● **GOAL**: No pictures go into the copy. Write out exactly the lines below from the one containing "Emit a web page" through the one containing "limitLine = 65;".

● **RECORDS SUPPLIED**:
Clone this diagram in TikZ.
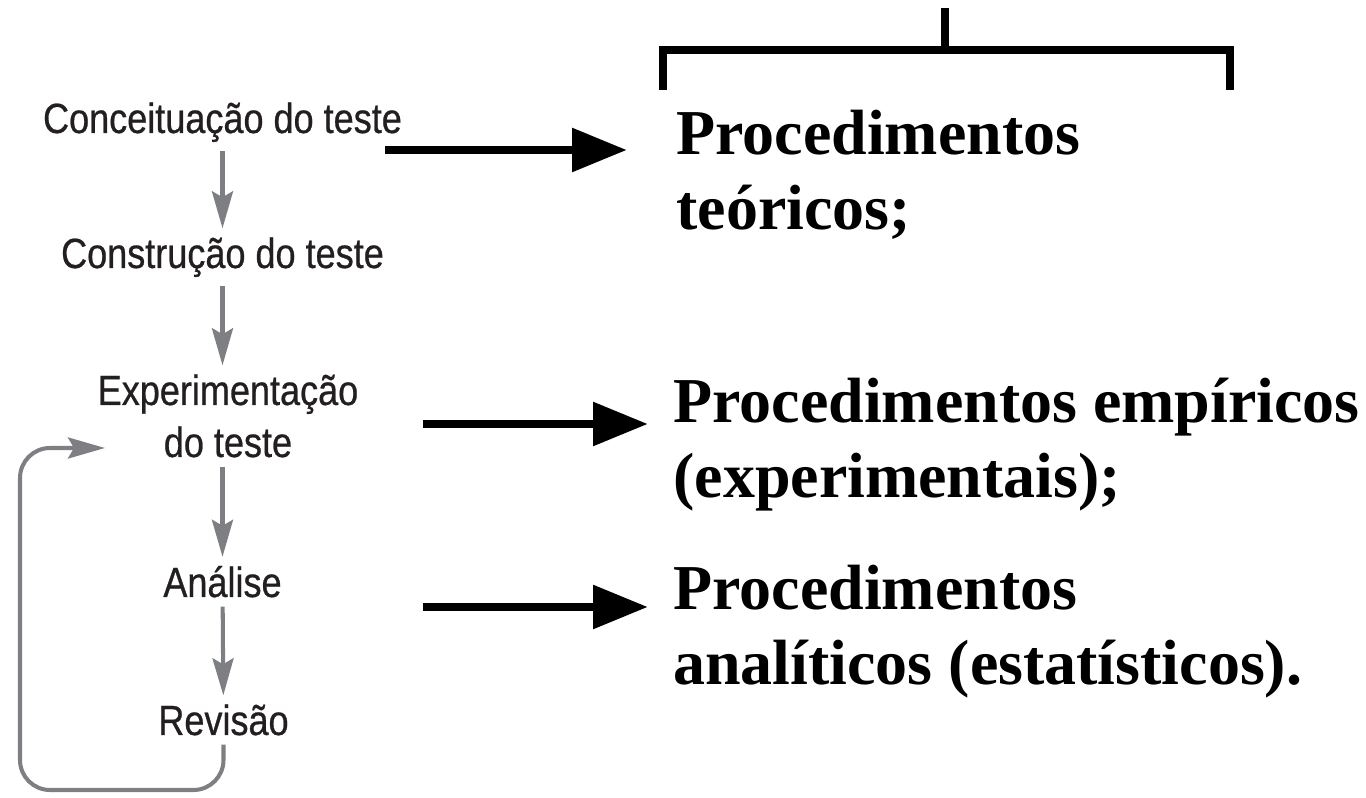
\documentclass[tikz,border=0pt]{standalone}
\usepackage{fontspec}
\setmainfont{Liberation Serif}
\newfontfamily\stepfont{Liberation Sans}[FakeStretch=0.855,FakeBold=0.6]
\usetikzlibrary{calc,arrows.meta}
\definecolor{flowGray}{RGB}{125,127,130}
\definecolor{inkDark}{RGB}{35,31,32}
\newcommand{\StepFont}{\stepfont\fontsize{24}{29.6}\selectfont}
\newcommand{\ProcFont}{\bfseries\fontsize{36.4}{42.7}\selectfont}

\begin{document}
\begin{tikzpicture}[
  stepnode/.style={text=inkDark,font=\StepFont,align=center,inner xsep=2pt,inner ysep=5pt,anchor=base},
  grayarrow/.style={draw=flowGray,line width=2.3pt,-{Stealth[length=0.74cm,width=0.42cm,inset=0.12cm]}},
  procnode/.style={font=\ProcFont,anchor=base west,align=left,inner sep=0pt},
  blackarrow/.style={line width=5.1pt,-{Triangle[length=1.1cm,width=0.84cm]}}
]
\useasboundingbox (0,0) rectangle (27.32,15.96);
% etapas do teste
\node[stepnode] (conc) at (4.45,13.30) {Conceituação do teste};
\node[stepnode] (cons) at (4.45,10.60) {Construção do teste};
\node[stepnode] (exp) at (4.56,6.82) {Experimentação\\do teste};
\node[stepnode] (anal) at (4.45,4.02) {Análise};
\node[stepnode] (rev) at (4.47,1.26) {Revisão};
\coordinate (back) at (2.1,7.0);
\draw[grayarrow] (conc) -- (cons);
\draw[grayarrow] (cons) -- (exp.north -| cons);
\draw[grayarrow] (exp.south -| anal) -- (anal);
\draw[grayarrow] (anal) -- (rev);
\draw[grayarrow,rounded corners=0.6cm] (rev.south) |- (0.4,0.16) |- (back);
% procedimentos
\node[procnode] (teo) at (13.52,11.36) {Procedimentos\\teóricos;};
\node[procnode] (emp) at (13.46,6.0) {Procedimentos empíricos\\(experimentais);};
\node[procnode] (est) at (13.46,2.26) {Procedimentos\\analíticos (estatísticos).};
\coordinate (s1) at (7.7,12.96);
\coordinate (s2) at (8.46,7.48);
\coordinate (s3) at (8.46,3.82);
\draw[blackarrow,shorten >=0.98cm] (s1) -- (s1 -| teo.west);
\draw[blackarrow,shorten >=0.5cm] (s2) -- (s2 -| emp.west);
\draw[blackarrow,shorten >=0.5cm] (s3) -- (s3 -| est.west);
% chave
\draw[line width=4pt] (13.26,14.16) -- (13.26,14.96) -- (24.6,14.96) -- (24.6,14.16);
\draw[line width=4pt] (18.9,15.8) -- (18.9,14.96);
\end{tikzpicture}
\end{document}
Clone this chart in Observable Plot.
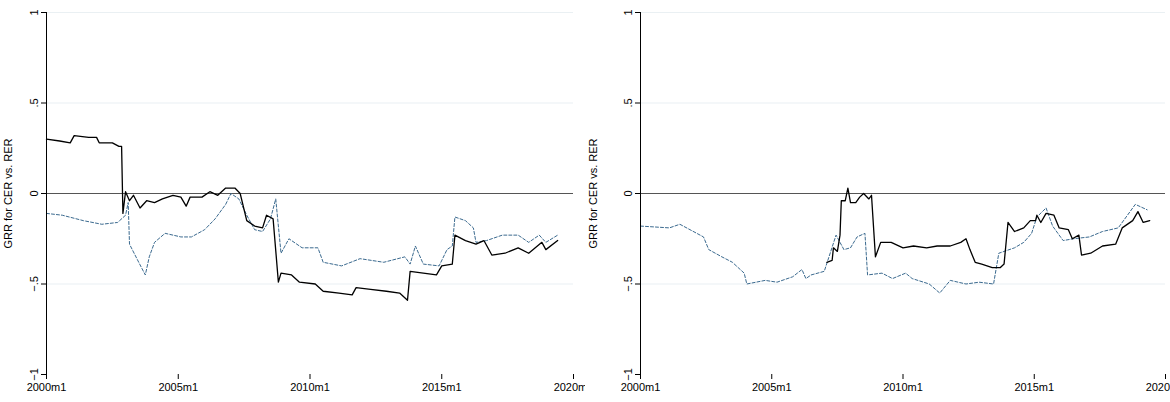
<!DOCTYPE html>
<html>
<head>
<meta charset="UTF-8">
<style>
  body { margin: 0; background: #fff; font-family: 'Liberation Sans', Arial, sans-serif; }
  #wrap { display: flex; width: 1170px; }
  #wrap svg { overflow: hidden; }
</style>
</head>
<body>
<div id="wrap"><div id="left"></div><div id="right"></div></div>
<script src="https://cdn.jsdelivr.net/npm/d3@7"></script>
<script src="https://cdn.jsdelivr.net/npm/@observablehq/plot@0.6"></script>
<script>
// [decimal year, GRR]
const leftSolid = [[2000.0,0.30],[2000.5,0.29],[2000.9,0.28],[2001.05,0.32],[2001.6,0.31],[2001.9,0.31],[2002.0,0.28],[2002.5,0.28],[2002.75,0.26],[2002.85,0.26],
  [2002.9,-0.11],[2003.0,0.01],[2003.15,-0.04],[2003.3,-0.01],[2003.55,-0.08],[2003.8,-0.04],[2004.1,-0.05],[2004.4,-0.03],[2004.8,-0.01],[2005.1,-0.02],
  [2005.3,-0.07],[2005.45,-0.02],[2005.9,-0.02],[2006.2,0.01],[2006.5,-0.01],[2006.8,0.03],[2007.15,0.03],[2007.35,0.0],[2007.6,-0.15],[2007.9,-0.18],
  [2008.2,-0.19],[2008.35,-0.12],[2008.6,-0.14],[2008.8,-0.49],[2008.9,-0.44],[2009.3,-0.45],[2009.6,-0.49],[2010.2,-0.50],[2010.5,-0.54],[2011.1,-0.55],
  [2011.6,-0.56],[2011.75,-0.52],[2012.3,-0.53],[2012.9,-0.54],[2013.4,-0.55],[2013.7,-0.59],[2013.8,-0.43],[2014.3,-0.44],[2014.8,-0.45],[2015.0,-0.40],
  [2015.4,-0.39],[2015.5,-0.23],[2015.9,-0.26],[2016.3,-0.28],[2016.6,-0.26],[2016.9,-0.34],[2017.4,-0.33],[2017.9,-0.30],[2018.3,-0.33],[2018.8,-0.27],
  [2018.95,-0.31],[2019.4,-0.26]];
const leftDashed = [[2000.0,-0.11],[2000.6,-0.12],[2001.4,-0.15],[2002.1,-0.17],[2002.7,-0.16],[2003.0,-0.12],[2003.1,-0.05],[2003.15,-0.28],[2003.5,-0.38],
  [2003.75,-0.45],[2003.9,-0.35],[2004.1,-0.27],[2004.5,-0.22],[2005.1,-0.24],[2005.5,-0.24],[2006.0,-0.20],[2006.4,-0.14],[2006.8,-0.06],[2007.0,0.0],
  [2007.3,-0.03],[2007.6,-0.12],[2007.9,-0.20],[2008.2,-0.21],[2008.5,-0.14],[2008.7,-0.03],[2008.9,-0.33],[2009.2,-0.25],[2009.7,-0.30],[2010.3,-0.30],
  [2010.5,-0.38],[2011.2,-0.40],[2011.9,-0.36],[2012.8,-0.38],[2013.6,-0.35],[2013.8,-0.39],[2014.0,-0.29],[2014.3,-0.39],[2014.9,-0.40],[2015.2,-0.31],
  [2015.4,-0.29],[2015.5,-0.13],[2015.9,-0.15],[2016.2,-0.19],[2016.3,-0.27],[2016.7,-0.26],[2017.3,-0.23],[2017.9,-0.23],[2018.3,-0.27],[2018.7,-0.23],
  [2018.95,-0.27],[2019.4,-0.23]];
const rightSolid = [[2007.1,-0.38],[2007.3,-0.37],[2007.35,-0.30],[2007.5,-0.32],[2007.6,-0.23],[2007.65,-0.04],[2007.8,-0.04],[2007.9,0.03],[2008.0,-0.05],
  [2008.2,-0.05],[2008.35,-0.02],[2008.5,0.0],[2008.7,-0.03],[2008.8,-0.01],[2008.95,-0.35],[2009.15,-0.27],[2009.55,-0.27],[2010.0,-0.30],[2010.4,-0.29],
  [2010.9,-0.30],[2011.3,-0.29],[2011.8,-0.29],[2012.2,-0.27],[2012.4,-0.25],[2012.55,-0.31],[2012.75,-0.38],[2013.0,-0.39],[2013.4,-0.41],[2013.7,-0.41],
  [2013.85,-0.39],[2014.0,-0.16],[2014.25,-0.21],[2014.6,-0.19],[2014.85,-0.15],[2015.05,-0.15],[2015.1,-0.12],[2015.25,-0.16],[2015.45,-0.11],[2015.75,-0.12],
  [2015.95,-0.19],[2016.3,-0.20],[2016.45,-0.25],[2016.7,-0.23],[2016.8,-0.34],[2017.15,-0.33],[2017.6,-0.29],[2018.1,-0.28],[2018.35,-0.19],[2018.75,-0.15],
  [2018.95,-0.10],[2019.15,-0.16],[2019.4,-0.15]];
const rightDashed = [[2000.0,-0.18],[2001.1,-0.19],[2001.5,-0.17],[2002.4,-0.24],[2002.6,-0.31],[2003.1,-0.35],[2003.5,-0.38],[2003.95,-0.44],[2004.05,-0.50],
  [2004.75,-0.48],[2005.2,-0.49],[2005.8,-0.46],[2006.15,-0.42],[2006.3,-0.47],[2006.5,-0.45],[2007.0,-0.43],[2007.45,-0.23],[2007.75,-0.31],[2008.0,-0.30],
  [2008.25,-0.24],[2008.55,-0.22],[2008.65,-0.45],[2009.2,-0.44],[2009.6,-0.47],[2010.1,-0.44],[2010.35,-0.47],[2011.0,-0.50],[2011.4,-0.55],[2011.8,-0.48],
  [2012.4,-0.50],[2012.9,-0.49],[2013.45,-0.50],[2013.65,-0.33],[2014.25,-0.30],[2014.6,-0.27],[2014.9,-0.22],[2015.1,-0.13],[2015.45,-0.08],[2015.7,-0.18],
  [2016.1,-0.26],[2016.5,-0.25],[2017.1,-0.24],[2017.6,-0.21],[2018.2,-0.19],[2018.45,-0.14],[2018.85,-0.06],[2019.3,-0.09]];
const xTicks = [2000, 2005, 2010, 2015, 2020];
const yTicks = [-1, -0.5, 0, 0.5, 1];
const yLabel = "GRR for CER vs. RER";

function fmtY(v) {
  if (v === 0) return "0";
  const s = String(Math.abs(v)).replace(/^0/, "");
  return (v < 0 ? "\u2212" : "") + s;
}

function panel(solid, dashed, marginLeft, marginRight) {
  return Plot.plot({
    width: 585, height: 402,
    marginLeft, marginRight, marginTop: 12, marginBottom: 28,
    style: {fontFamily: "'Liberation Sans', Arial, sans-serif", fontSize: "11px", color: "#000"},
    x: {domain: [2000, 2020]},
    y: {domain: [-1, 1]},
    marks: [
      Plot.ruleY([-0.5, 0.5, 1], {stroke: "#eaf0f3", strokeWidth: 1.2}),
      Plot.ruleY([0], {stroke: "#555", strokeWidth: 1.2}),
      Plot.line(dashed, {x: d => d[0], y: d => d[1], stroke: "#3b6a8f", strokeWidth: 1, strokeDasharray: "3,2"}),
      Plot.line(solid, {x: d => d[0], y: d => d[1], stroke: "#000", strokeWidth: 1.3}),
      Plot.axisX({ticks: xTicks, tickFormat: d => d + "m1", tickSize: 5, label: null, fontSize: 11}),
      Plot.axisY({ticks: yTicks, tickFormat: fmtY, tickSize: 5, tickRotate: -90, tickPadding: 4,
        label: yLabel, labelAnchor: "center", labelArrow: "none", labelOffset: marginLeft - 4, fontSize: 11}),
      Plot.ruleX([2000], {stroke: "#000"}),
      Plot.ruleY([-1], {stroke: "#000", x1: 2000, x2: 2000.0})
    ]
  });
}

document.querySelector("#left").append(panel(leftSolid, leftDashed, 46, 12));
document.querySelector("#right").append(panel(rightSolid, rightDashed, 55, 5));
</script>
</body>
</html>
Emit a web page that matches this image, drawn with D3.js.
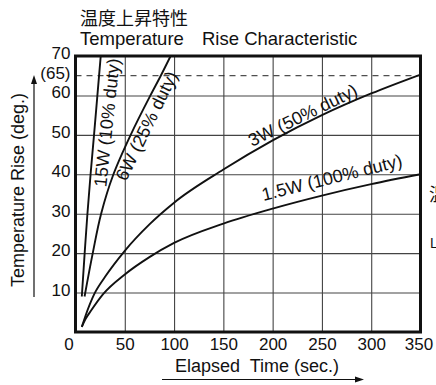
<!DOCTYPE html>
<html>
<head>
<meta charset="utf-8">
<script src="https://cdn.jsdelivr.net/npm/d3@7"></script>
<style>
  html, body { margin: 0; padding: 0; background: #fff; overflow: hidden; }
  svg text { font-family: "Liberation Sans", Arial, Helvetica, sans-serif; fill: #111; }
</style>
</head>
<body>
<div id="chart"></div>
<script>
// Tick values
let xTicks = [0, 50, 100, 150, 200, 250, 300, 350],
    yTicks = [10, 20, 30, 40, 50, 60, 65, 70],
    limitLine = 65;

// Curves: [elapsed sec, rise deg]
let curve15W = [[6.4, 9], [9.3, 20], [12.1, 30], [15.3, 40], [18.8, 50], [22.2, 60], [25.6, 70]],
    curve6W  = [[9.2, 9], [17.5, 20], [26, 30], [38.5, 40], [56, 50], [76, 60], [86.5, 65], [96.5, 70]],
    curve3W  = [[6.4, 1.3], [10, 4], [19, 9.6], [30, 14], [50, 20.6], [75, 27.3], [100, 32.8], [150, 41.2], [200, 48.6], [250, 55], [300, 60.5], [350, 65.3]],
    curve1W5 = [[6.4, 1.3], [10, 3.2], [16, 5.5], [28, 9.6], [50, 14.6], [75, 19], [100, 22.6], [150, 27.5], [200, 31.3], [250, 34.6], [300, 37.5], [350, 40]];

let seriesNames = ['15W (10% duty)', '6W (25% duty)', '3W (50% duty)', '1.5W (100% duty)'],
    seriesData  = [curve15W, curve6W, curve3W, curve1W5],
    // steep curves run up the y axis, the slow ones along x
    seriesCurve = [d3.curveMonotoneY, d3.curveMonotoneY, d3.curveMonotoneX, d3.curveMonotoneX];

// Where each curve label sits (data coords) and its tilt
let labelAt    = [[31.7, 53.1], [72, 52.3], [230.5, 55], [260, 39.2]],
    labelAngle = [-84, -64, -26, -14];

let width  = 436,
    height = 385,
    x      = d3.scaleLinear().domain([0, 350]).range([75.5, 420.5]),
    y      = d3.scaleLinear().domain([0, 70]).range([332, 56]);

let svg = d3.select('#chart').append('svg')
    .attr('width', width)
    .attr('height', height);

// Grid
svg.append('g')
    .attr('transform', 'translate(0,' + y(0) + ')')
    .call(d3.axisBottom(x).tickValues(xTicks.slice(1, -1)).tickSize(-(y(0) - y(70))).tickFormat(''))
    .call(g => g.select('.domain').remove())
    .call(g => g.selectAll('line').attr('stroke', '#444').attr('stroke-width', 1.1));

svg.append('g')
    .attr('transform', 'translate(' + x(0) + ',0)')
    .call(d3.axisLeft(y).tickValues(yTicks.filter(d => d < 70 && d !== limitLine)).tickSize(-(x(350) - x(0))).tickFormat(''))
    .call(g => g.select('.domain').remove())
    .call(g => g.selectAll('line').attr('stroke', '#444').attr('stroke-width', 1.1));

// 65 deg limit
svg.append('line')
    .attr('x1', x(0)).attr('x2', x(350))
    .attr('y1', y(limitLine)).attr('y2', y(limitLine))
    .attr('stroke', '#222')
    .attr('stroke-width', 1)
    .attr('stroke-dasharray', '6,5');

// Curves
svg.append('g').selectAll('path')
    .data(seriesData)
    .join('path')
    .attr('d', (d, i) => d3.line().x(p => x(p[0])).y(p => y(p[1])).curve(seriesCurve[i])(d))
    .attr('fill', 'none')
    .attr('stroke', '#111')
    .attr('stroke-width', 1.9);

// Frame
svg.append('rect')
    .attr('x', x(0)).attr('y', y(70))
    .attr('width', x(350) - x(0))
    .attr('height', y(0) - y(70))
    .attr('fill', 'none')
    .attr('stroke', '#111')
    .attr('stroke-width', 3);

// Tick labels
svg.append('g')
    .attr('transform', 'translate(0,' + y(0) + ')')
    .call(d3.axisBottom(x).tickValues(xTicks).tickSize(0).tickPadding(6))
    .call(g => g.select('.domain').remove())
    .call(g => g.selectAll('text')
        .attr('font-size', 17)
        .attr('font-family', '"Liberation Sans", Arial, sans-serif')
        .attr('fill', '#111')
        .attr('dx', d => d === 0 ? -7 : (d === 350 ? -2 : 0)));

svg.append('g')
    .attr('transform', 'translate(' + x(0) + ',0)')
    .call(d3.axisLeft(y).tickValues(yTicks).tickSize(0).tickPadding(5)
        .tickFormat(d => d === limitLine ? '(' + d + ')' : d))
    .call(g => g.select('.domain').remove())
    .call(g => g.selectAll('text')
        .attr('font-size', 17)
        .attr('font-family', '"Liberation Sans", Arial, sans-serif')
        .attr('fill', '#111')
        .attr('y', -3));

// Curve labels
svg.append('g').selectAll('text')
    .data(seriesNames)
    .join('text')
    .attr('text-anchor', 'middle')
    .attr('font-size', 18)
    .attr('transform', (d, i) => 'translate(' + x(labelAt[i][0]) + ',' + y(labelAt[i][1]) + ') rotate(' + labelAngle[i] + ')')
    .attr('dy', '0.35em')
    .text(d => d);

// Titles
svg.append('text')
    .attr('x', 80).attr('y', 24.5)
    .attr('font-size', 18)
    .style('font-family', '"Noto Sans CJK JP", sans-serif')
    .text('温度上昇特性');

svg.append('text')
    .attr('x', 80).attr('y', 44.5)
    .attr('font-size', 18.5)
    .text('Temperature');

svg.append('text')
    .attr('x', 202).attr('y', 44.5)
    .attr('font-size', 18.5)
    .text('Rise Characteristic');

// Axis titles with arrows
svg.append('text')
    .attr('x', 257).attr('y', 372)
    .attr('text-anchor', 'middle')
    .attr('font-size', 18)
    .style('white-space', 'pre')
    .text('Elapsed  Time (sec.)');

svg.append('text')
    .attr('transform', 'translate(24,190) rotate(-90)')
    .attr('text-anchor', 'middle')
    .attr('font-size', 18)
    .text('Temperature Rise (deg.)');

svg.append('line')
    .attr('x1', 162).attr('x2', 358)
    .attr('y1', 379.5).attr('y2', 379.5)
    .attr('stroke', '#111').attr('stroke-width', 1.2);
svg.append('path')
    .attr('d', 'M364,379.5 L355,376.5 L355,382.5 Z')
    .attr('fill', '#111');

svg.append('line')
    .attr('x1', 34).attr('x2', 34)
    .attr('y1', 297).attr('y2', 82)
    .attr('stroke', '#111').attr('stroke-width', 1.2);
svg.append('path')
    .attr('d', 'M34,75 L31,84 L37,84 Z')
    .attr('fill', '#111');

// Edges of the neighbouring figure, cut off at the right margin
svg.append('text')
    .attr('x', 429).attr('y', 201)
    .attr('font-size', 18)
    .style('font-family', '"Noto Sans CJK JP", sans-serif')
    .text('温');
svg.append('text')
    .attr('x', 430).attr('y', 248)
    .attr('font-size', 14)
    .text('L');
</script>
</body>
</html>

● **SOLUTION TO THIS TASK**:
Emit a web page that matches this image, drawn with D3.js.
<!DOCTYPE html>
<html>
<head>
<meta charset="utf-8">
<script src="https://cdn.jsdelivr.net/npm/d3@7"></script>
<style>
  html, body { margin: 0; padding: 0; background: #fff; overflow: hidden; }
  svg text { font-family: "Liberation Sans", Arial, Helvetica, sans-serif; fill: #111; }
</style>
</head>
<body>
<div id="chart"></div>
<script>
// Tick values
let xTicks = [0, 50, 100, 150, 200, 250, 300, 350],
    yTicks = [10, 20, 30, 40, 50, 60, 65, 70],
    limitLine = 65;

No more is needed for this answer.